Despite the oppressive doom and gloom there were some bright spots in the visit. There was a lot of talk about the charitable works done by modern Anabaptists, and even some glimpses of a sense of humour. John F Funk, a famous printer of bibles and doer of good works in his community drank several cups of coffee a day, despite the edict of his church that such stimulants are forbidden. When Funk was well into his 80s one of the devout young workers in his print shop came up and asked him if he didn't know that coffee was poison. Funk considered this for a moment and then replied, "Well, if it is, it must be a mighty slow one."
2 comments:
hi! very interesting hearing your take on menno-hof. i was born and raised amish in that area, although i am not amish anymore.
a lot of the amish do not support menno-hof. it really is more of a tourist trap than anything. ...but that is most of shipshewanna!
read your most recent post and can tell you travel a lot-wish i had your job!%^)
I'm sorry the history of my people was so distressing to you.

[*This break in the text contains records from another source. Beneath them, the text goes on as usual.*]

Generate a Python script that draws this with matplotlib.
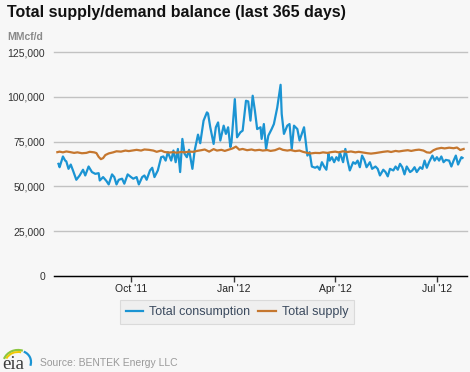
import numpy as np
import pandas as pd
import matplotlib
matplotlib.use("Agg")
import matplotlib.pyplot as plt
from matplotlib.patches import Arc

# first day shown in the chart
start = pd.Timestamp("2011-07-27")

# Total consumption, MMcf/d, at day offsets from start
cons_day = [1, 2, 5, 7, 8, 10, 12, 14, 17, 20, 23, 25, 28, 31, 34, 37, 38, 41, 44, 46,
            49, 51, 53, 55, 58, 60, 63, 66, 68, 71, 73, 76, 78, 80, 83, 85, 87, 90, 93, 95,
            97, 99, 102, 104, 106, 108, 110, 112, 114, 116, 118, 121, 123, 126, 128, 131, 134, 135, 137, 140,
            142, 144, 146, 149, 151, 153, 155, 156, 159, 161, 164, 166, 169, 171, 173, 175, 177, 179, 182, 183,
            185, 187, 189, 192, 194, 197, 200, 201, 203, 206, 208, 210, 212, 215, 217, 219, 221, 224, 226, 228,
            231, 233, 235, 237, 239, 241, 243, 244, 246, 248, 250, 252, 253, 256, 258, 260, 262, 265, 267, 269,
            271, 273, 275, 277, 280, 282, 285, 287, 289, 292, 294, 296, 298, 301, 303, 305, 307, 309, 311, 313,
            316, 318, 320, 322, 325, 327, 329, 331, 333, 336, 338, 340, 342, 344, 346, 348, 351, 353, 355, 357,
            359, 362, 363]
cons_val = [62600, 60700, 66700, 64400, 64000, 59800, 62200, 58900, 53700, 56100,
            59300, 56100, 61100, 58000, 57000, 57400, 53300, 55200, 53000, 51100,
            56700, 55200, 51100, 53700, 54300, 51500, 56700, 55200, 54300, 55200,
            51100, 55200, 56100, 53700, 58900, 60400, 55200, 58900, 66300, 66700,
            64400, 69100, 64400, 70000, 63500, 70900, 58000, 76500, 68200, 66300,
            70400, 59800, 70000, 78900, 74100, 86700, 91300, 90700, 83000, 73700,
            83000, 85700, 75600, 83900, 79300, 83000, 72000, 74600, 98700, 77400,
            80200, 81100, 97800, 97400, 86700, 100600, 92200, 82000, 83000, 76500,
            84800, 70900, 78300, 82000, 84800, 94000, 106700, 90400, 79300, 83900,
            84800, 70900, 83900, 82000, 75600, 79300, 83000, 67200, 69100, 61100,
            60400, 61100, 59300, 63500, 61100, 59300, 68200, 64400, 66300, 63500,
            66300, 64400, 69100, 63500, 70900, 64400, 58900, 63500, 62600, 64400,
            60700, 67200, 64800, 60700, 63500, 59800, 61100, 59800, 56100, 59300,
            58000, 55600, 59800, 58900, 61100, 59300, 62600, 60700, 56700, 61100,
            58000, 58900, 60700, 58000, 60700, 59800, 64400, 60400, 63500, 67200,
            64400, 66300, 64400, 66700, 63500, 64800, 64400, 61100, 64400, 67200,
            62200, 66300, 65900]

# Total supply, MMcf/d
supply_day = [0, 2, 5, 8, 11, 15, 18, 22, 26, 29, 33, 35, 37, 39, 41, 43, 46, 50, 53, 57,
              61, 64, 68, 71, 75, 78, 82, 86, 89, 93, 96, 100, 104, 107, 111, 114, 118, 122, 125, 129,
              132, 136, 140, 143, 147, 150, 154, 157, 160, 163, 166, 170, 174, 177, 181, 184, 188, 191, 195, 199,
              202, 206, 209, 213, 217, 220, 224, 227, 231, 235, 238, 242, 245, 249, 252, 256, 260, 263, 267, 270,
              274, 278, 281, 285, 288, 292, 296, 299, 303, 306, 310, 314, 317, 321, 324, 328, 331, 334, 337, 340,
              344, 347, 351, 355, 358, 361, 364]
supply_val = [69100, 69400, 69000, 69500, 69200, 68700, 69000, 68500, 68700, 69300,
              69000, 68600, 66500, 65200, 65800, 67500, 68400, 69000, 69600, 69400,
              70000, 69700, 70100, 70400, 70000, 70600, 70400, 70000, 69300, 70000,
              69200, 68900, 69100, 68800, 69200, 69000, 69400, 69300, 69800, 70200,
              70600, 69400, 70800, 70000, 70400, 69800, 70600, 71200, 72200, 70500,
              70900, 70200, 70600, 70100, 70400, 70000, 70300, 69800, 70200, 71200,
              70400, 70000, 70300, 69700, 70000, 69300, 68700, 68400, 68700, 68600,
              69000, 68700, 69100, 69400, 69000, 69600, 69200, 69500, 69000, 69300,
              68900, 68500, 68300, 68600, 68900, 69300, 69600, 69200, 69800, 69500,
              69900, 70200, 69800, 70300, 70500, 70000, 69000, 68800, 70200, 71000,
              71500, 71200, 71600, 71300, 71700, 70300, 70900]

tick_dates = ["2011-10-01", "2012-01-01", "2012-04-01", "2012-07-01"]
tick_labels = ["Oct '11", "Jan '12", "Apr '12", "Jul '12"]
y_ticks = [0, 25000, 50000, 75000, 100000, 125000]

BG = "#f7f7f7"
BLUE = "#1b94d3"
ORANGE = "#c5772f"
FONT = "Liberation Sans"

cons_x = start + pd.to_timedelta(cons_day, unit="D")
supply_x = start + pd.to_timedelta(supply_day, unit="D")

fig = plt.figure(figsize=(4.7, 3.72), dpi=100, facecolor=BG)
ax = fig.add_axes([54/470, 1 - 276/372, (467 - 54)/470, (276 - 52)/372])
ax.set_facecolor(BG)

ax.plot(cons_x, cons_val, color=BLUE, lw=1.6, label="Total consumption", zorder=3)
ax.plot(supply_x, supply_val, color=ORANGE, lw=1.6, label="Total supply", zorder=4)

ax.set_ylim(0, 125000)
ax.set_xlim(start - pd.Timedelta(days=3), start + pd.Timedelta(days=367))
ax.set_yticks(y_ticks)
ax.set_yticklabels([f"{v:,}" for v in y_ticks], fontsize=7.5, color="#333333", family=FONT)
ax.set_xticks(pd.to_datetime(tick_dates))
ax.set_xticklabels(tick_labels, fontsize=7.5, color="#222222", family=FONT)
ax.tick_params(axis="y", length=0, pad=6.5)
ax.tick_params(axis="x", length=4, width=1, color="#333333", pad=1.5)
ax.yaxis.grid(True, color="#c2c2c2", lw=1)
ax.set_axisbelow(True)
for s in ["top", "right", "left"]:
    ax.spines[s].set_visible(False)
ax.spines["bottom"].set_color("black")
ax.spines["bottom"].set_linewidth(1)
for gl in ax.get_ygridlines():
    gl.set_clip_on(False)

fig.text(7/470, 1 - 12/372, "Total supply/demand balance (last 365 days)", fontsize=11.5,
         fontweight="bold", family=FONT, color="#111111", va="center", ha="left")
fig.text(7/470, 1 - 37/372, "MMcf/d", fontsize=7.5, fontweight="bold", family=FONT,
         color="#8a8a8a", va="center", ha="left")

leg = ax.legend(loc="center", bbox_to_anchor=(237/470, 1 - 312/372), bbox_transform=fig.transFigure,
                ncol=2, frameon=True, fancybox=False, handlelength=1.4,
                handletextpad=0.5, columnspacing=0.6, borderpad=0.45,
                prop={"family": FONT, "size": 9})
leg.get_frame().set_facecolor("#eeeeee")
leg.get_frame().set_edgecolor("#d4d4d4")
leg.get_frame().set_linewidth(0.8)
for t in leg.get_texts():
    t.set_color("#3b4a5e")

fig.text(40/470, 1 - 363/372, "Source: BENTEK Energy LLC", fontsize=7.5, family=FONT,
         color="#9a9a9a", va="center", ha="left")

# small eia logo
lax = fig.add_axes([0, 0, 40/470, 30/372])
lax.set_xlim(0, 40)
lax.set_ylim(0, 30)
lax.axis("off")
lax.text(2, 3, "eia", fontsize=13.5, family="Liberation Serif", color="#3a3a3a",
         ha="left", va="baseline")
lax.add_patch(Arc((18, 8), 30, 28, theta1=70, theta2=160, color="#8cc63f", lw=1.6))
lax.add_patch(Arc((18, 8), 26, 24, theta1=75, theta2=155, color="#f2c800", lw=1.4))
lax.add_patch(Arc((20, 10), 22, 22, theta1=-20, theta2=70, color="#1b94d3", lw=1.6))

fig.savefig("out.png", dpi=100, facecolor=fig.get_facecolor())
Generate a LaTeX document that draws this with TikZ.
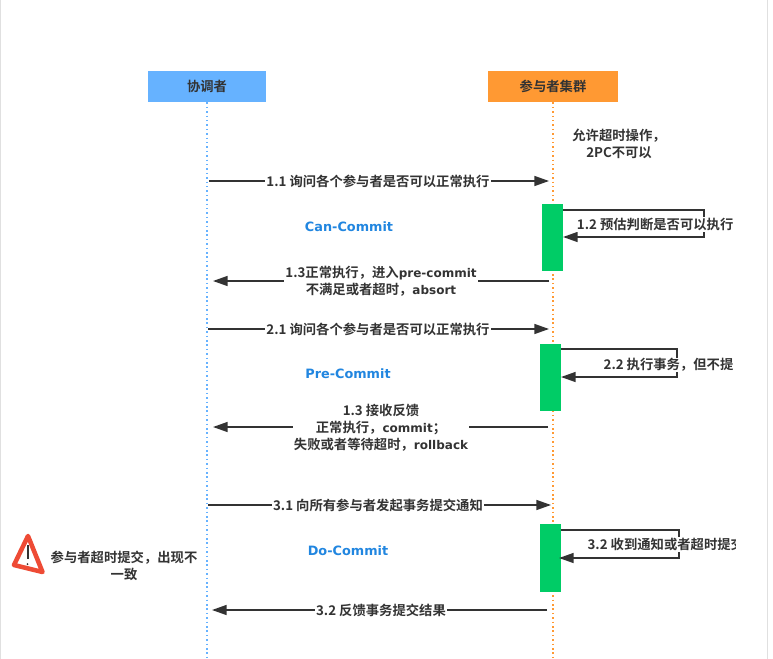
\documentclass[tikz,border=0pt]{standalone}
\usepackage{fontspec}
\setmainfont{Noto Sans CJK SC}[BoldFont={Noto Sans CJK SC Bold}]
\newfontfamily\latfont{DejaVu Sans}[BoldFont={DejaVu Sans Bold},Scale=0.9]
\newcommand{\lat}[1]{{\latfont\bfseries #1}}
\usetikzlibrary{arrows.meta}
\definecolor{ink}{HTML}{333333}
\definecolor{actgreen}{HTML}{00CC66}
\definecolor{blueh}{HTML}{66B2FF}
\definecolor{orangeh}{HTML}{FF9933}
\definecolor{phase}{HTML}{2186E0}
\definecolor{warnred}{HTML}{EE4B35}
\tikzset{
  every node/.style={font=\fontsize{10pt}{12.8pt}\selectfont\bfseries,text=ink,inner sep=0pt,align=center},
  head/.style={draw=none,minimum height=23.5pt},
  life/.style={line width=1.1pt,dash pattern=on 1.1pt off 2.2pt},
  msg/.style={draw=ink,line width=1.1pt,-{Triangle[length=11pt,width=7.5pt]}},
  label/.style={fill=white,inner xsep=1pt,inner ysep=0.5pt},
  act/.style={fill=actgreen,draw=none,minimum width=15.5pt,minimum height=50.5pt},
  phaselabel/.style={text=phase,font=\fontsize{10.7pt}{12.8pt}\selectfont\bfseries},
}
\begin{document}
\begin{tikzpicture}[x=0.75pt,y=-0.75pt]
\useasboundingbox (0,0) rectangle (773,659);
\fill[white] (0,0) rectangle (773,659);
\draw[black!12,line width=0.75pt] (0.5,0) -- (0.5,659);
\draw[black!12,line width=0.75pt] (767,0) -- (767,659);
% headers
\node[head,fill=blueh,minimum width=88.5pt] (coord) at (207,86.5) {协调者};
\node[head,fill=orangeh,minimum width=97.5pt] (part) at (553,86.5) {参与者集群};
\coordinate (coordEnd) at (207,659);
\coordinate (partEnd) at (553,659);
\draw[life,blueh] (coord.south) -- (coordEnd);
\draw[life,orangeh] (part.south) -- (partEnd);
% activations
\node[act] (a1) at (552.5,237.5) {};
\node[act] (a2) at (550.5,377.5) {};
\node[act] (a3) at (550.5,558) {};
% message end points
\coordinate (c11) at (209,181); \coordinate (p11) at (549,181);
\coordinate (p13) at (549,281); \coordinate (c13) at (213,281);
\coordinate (c21) at (208,329); \coordinate (p21) at (549,329);
\coordinate (p23) at (548,427); \coordinate (c23) at (213,427);
\coordinate (c31) at (208,505); \coordinate (p31) at (551,505);
\coordinate (p33) at (547,610); \coordinate (c33) at (212,610);
% messages
\draw[msg] (c11) -- (p11);
\node[label] (t11) at (378,181.5) {1.1 询问各个参与者是否可以正常执行};
\draw[msg] (p13) -- (c13);
\node[label] (t13) at (381,281.5) {1.3正常执行，进入\lat{pre-commit}\\不满足或者超时，\lat{absort}};
\draw[msg] (c21) -- (p21);
\node[label] (t21) at (378,329.5) {2.1 询问各个参与者是否可以正常执行};
\draw[msg] (p23) -- (c23);
\node[label] (t23) at (381,427.5) {1.3 接收反馈\\正常执行，\lat{commit}；\\失败或者等待超时，\lat{rollback}};
\draw[msg] (c31) -- (p31);
\node[label] (t31) at (378,505.5) {3.1 向所有参与者发起事务提交通知};
\draw[msg] (p33) -- (c33);
\node[label] (t33) at (381,610.5) {3.2 反馈事务提交结果};
% self messages
\coordinate (s1a) at (563,210); \coordinate (s1b) at (704,210);
\coordinate (s1c) at (704,237); \coordinate (s1d) at (563,237);
\coordinate (s2a) at (561,349); \coordinate (s2b) at (677,349);
\coordinate (s2c) at (677,377); \coordinate (s2d) at (561,377);
\coordinate (s3a) at (561,530); \coordinate (s3b) at (679,530);
\coordinate (s3c) at (679,558); \coordinate (s3d) at (559,558);
\draw[msg] (s1a) -- (s1b) -- (s1c) -- (s1d);
\draw[msg] (s2a) -- (s2b) -- (s2c) -- (s2d);
\draw[msg] (s3a) -- (s3b) -- (s3c) -- (s3d);
\begin{scope}
\clip (560,190) rectangle (735,600);
\node[label,anchor=east] (t12) at (735,224.5) {1.2 预估判断是否可以执行};
\node[label,anchor=east] (t22) at (735,365) {2.2 执行事务，但不提};
\node[label,anchor=west] (t32) at (586,544.5) {3.2 收到通知或者超时提交};
\end{scope}
% phase labels
\node[phaselabel] (pc) at (349,227) {\lat{Can-Commit}};
\node[phaselabel] (pp) at (348,374) {\lat{Pre-Commit}};
\node[phaselabel] (pd) at (348,551) {\lat{Do-Commit}};
% notes
\node (n1) at (619,143.5) {允许超时操作，\\2PC不可以};
\node (n2) at (124,565.5) {参与者超时提交，出现不\\一致};
% warning
\draw[line width=3.4pt,line join=round,draw=warnred,fill=white] (28,536) -- (14,565) -- (42.5,572) -- cycle;
\draw[line width=1.5pt,ink] (27.5,545) -- (27.5,559);
\fill[ink] (27.5,564) circle (1);
\end{tikzpicture}
\end{document}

My ancestors would have been delighted to have it go a different way, as running around Europe for a couple hundred years looking for a place where people wouldn't kill them was rather inconvenient. The story is heavy on torture and death, because when you're pacifist religious non-conformists in a world where state and religion are intertwined, people tend to attack you.
Oh, and incidentally, we're not all flat-Bible types. I volunteer at my local Natural History Museum, and regularly work in the Burgess Shale exhibit.
As far as coffee being prohibited, that must have been something a local bishop came up with, as it's not a standard belief.